As an attorney, you are responsible for the conduct of any non-lawyer subordinates working in your office. In fact, Rule 5.3 requires the supervisory attorney to make reasonable efforts to “ensure that the person’s conduct is compatible with the professional obligations of the lawyer.” Consider the breadth and implications of this Rule. Without intending any disrespect to the legal secretaries and paralegals without whose help most offices would grind to a halt, secretaries and paralegals are not lawyers. If you are in a high volume practice that relies heavily on non-lawyer assistants, are you taking reasonable efforts to ensure that your non-lawyer assistants are interacting with your clients and others who come into contact with your office in a manner that is consistent with your obligations as a lawyer?
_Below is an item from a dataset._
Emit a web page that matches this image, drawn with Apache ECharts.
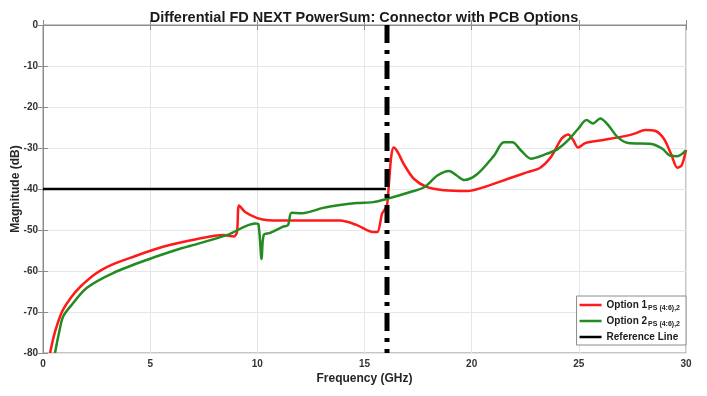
<!DOCTYPE html>
<html>
<head>
<meta charset="utf-8">
<script src="https://cdn.jsdelivr.net/npm/echarts@6/dist/echarts.min.js"></script>
<style>
  html, body { margin: 0; padding: 0; background: #fff; }
  #chart { width: 707px; height: 396px; }
</style>
</head>
<body>
<div id="chart"></div>
<script>
// Option 1 (red)
const opt1Freq = [0.33, 0.5, 0.7, 0.93, 1.3, 1.73, 2.5, 3.2, 4.06, 5.6, 7.2, 8.4, 8.9, 9.05, 9.15, 9.43, 10, 10.5, 12, 13.86, 14.65, 15.4, 15.6, 15.82, 15.95, 16.05, 16.15, 16.25, 16.36, 16.55, 16.83, 17.3, 17.9, 18.7, 19.8, 20.6, 21.7, 22.6, 23.2, 23.7, 24.2, 24.5, 24.73, 24.97, 25.3, 26.07, 27.15, 27.6, 28.1, 28.55, 28.96, 29.3, 29.6, 29.8, 30];
const opt1Mag = [-80, -76, -72.5, -69.5, -66.5, -63.9, -60.5, -58.5, -56.8, -54.1, -52.2, -51.2, -51.6, -50.5, -44, -45.6, -47.1, -47.6, -47.7, -47.7, -48.8, -50.5, -50.5, -46, -45, -44, -38, -32, -29.9, -31, -33.9, -37.5, -39.5, -40.3, -40.5, -39.5, -37.5, -35.9, -34.8, -32.2, -27.7, -26.7, -28, -29.9, -28.8, -28.1, -27.1, -26.5, -25.6, -25.8, -27.7, -31.4, -34.8, -34.2, -30.5];

// Option 2 (green)
const opt2Freq = [0.56, 0.75, 0.93, 1.3, 2.05, 3.27, 5, 6.5, 6.86, 8.6, 9.9, 10.05, 10.2, 10.3, 10.6, 11.2, 11.43, 11.6, 12.1, 13.07, 13.86, 14.65, 15.4, 16.05, 17.1, 17.8, 18.4, 18.95, 19.3, 19.65, 20.25, 21.05, 21.5, 21.9, 22.3, 22.77, 23.4, 24.03, 24.5, 24.97, 25.36, 25.66, 26, 26.37, 26.8, 27.3, 28.4, 28.9, 29.27, 29.6, 30];
const opt2Mag = [-80, -75, -71.2, -68.5, -64.1, -60.5, -57, -54.4, -53.9, -51.2, -48.4, -48.6, -57.1, -51.2, -50.7, -49.2, -48.8, -45.8, -45.9, -44.6, -43.9, -43.4, -43.2, -42.4, -40.8, -39.5, -36.7, -35.6, -36.7, -37.8, -36.4, -31.8, -28.6, -28.6, -30.6, -32.6, -31.6, -30.2, -28.1, -25.3, -23.2, -24, -22.8, -24.4, -27.3, -28.8, -29, -30.2, -31.9, -32, -30.6];

// reference line and band edge marker
const refFreq = [0, 16];
const refMag = [-40, -40];
const markerFreq = [16.05, 16.05];
const markerMag = [0, -80];

const xTicks = [0, 5, 10, 15, 20, 25, 30];
const yTicks = [0, -10, -20, -30, -40, -50, -60, -70, -80];

const zip = (xs, ys) => xs.map((x, i) => [x, ys[i]]);

const FONT = "'Liberation Sans', Arial, sans-serif";
const legendNames = {
  "Option 1": "{a|Option 1}{s|PS (4:6),2}",
  "Option 2": "{a|Option 2}{s|PS (4:6),2}",
  "Reference Line": "{a|Reference Line}",
};

const chart = echarts.init(document.getElementById("chart"));

const option = {
  animation: false,
  title: {
    text: "Differential FD NEXT PowerSum: Connector with PCB Options",
    left: 359,
    textAlign: "center",
    top: 5,
    textStyle: { fontFamily: FONT, fontSize: 14.5, fontWeight: "bold", color: "#1a1a1a" },
  },
  grid: { left: 43, right: 21, top: 25, bottom: 43, outerBoundsMode: "none",
    show: true, borderColor: "#8c8c8c", borderWidth: 1 },
  legend: {
    data: ["Option 1", "Option 2", "Reference Line"],
    orient: "vertical",
    right: 21,
    bottom: 51,
    icon: "rect",
    itemWidth: 22,
    itemHeight: 2.5,
    itemGap: 4,
    padding: [4, 6, 3, 3],
    backgroundColor: "#fff",
    borderColor: "#8c8c8c",
    borderWidth: 1,
    borderRadius: 0,
    formatter: (name) => legendNames[name],
    textStyle: {
      fontFamily: FONT,
      rich: {
        a: { fontSize: 10, fontWeight: "bold", color: "#1a1a1a" },
        s: { fontSize: 7, fontWeight: "bold", color: "#1a1a1a", padding: [7, 0, 0, 1] },
      },
    },
  },
  xAxis: [
    {
      type: "value",
      min: 0,
      max: 30,
      interval: 5,
      name: "Frequency (GHz)",
      nameLocation: "middle",
      nameGap: 20,
      nameMoveOverlap: false,
      nameTextStyle: { fontFamily: FONT, fontSize: 12, fontWeight: "bold", color: "#262626" },
      axisLine: { show: true, lineStyle: { color: "#8c8c8c" } },
      axisTick: { show: true, inside: true, length: 5, lineStyle: { color: "#8c8c8c" } },
      axisLabel: { fontFamily: FONT, fontSize: 10, fontWeight: "bold", color: "#333", margin: 6,
        formatter: (v) => (xTicks.includes(v) ? String(v) : "") },
      splitLine: { show: true, lineStyle: { color: "#e6e6e6" } },
    },
    {
      type: "value", position: "top", min: 0, max: 30, interval: 5,
      axisLine: { show: true, lineStyle: { color: "#8c8c8c" } },
      axisTick: { show: true, inside: true, length: 5, lineStyle: { color: "#8c8c8c" } },
      axisLabel: { show: false }, splitLine: { show: false },
    },
  ],
  yAxis: [
    {
      type: "value",
      min: -80,
      max: 0,
      interval: 10,
      name: "Magnitude (dB)",
      nameLocation: "middle",
      nameGap: 21,
      nameMoveOverlap: false,
      nameTextStyle: { fontFamily: FONT, fontSize: 12, fontWeight: "bold", color: "#262626" },
      axisLine: { show: true, lineStyle: { color: "#8c8c8c" } },
      axisTick: { show: true, inside: true, length: 5, lineStyle: { color: "#8c8c8c" } },
      axisLabel: { fontFamily: FONT, fontSize: 10, fontWeight: "bold", color: "#333", margin: 5,
        formatter: (v) => (yTicks.includes(v) ? String(v) : "") },
      splitLine: { show: true, lineStyle: { color: "#e6e6e6" } },
    },
    {
      type: "value", position: "right", min: -80, max: 0, interval: 10,
      axisLine: { show: true, lineStyle: { color: "#8c8c8c" } },
      axisTick: { show: true, inside: true, length: 5, lineStyle: { color: "#8c8c8c" } },
      axisLabel: { show: false }, splitLine: { show: false },
    },
  ],
  series: [
    {
      name: "Option 1",
      type: "line",
      data: zip(opt1Freq, opt1Mag),
      symbol: "none",
      smooth: 0.3,
      lineStyle: { color: "#ff1a1a", width: 2.5 },
      itemStyle: { color: "#ff1a1a" },
      z: 3,
    },
    {
      name: "Option 2",
      type: "line",
      data: zip(opt2Freq, opt2Mag),
      symbol: "none",
      smooth: 0.3,
      lineStyle: { color: "#228b22", width: 2.5 },
      itemStyle: { color: "#228b22" },
      z: 4,
    },
    {
      name: "Reference Line",
      type: "line",
      data: zip(refFreq, refMag),
      symbol: "none",
      lineStyle: { color: "#000", width: 2.5 },
      itemStyle: { color: "#000" },
      z: 2,
    },
    {
      name: "Band Edge",
      type: "line",
      data: zip(markerFreq, markerMag),
      symbol: "none",
      lineStyle: { color: "#000", width: 5, type: [18, 7, 4, 7] },
      z: 5,
    },
  ],
};

chart.setOption(option);
</script>
</body>
</html>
Are you really? In pondering the possibilities, keep in mind your duties as a lawyer to:

  1. Provide competent representation (Rule 1.1)
  2. Provide diligent representation (Rule 1.3)
  3. Communicate effectively with the client so as to allow the client to make informed and intelligent decisions regarding the representation (Rule 1.4)
  4. Maintain confidentiality (Rule 1.6)
  5. Be truthful in communications with others (Rule 4.2)

Clients who morph from physical beings into file folders and case lists are nothing more than gestating malpractice cases in your practice. In the matters we review for malpractice, there are a couple of elements that we see in common.   Perhaps the greatest commonality in legal malpractice claims is the absence of communications from the attorney to the client.

One of our most exaggerated cases involved a supposed attorney-client relationship on a single case that spanned more than a ten years. Although the mere span of time alone is incredible, perhaps even more shocking was the complete absence of communications between the lawyer and the client – for over a decade. Instead of having a real attorney-client relationship, the client’s matter had been entrusted to a paralegal, who apparently misled both attorney and client as to the status of the matter. What began as probably an “innocent” white lie by a paralegal to a client regarding the status of the claim, turned into a cascading series of lies and deception that culminated with the fabrication of court and settlement documents (including even a settlement check). While the attorney was undoubtedly a victim of deceit by his own staff, in the end there was simply no defense for not having touched his client or his file for 10 years.

Practice Pointer: All preaching aside, if you do not have real attorney-client relationships with your clients, you should expect to be on the receiving end of a malpractice claim. Even the most experienced paralegals are not lawyers, and it is unfair to both the clients and the staff to expect your non-lawyer subordinates to operate your law practice. Touch your files frequently. Touch your clients more frequently. If your “client base” is a “case list”, the ice is thin beneath you.

THIS BLOG IS DEDICATED TO ONE OF OUR CLIENTS THAT DUE TO A SETTLEMENT WITH CONFIDENTIAL RESTRICTIONS MUST GO UNNAMED. WE WILL CALL HIM MR. DESERVING CLIENT BECAUSE HE WAS. HE IS A GREAT MAN AND A GOOD FATHER. WE WERE HONORED TO REPRESENT HIM AS A CLIENT AND A MAN – NOT AS A FILE FOLDER.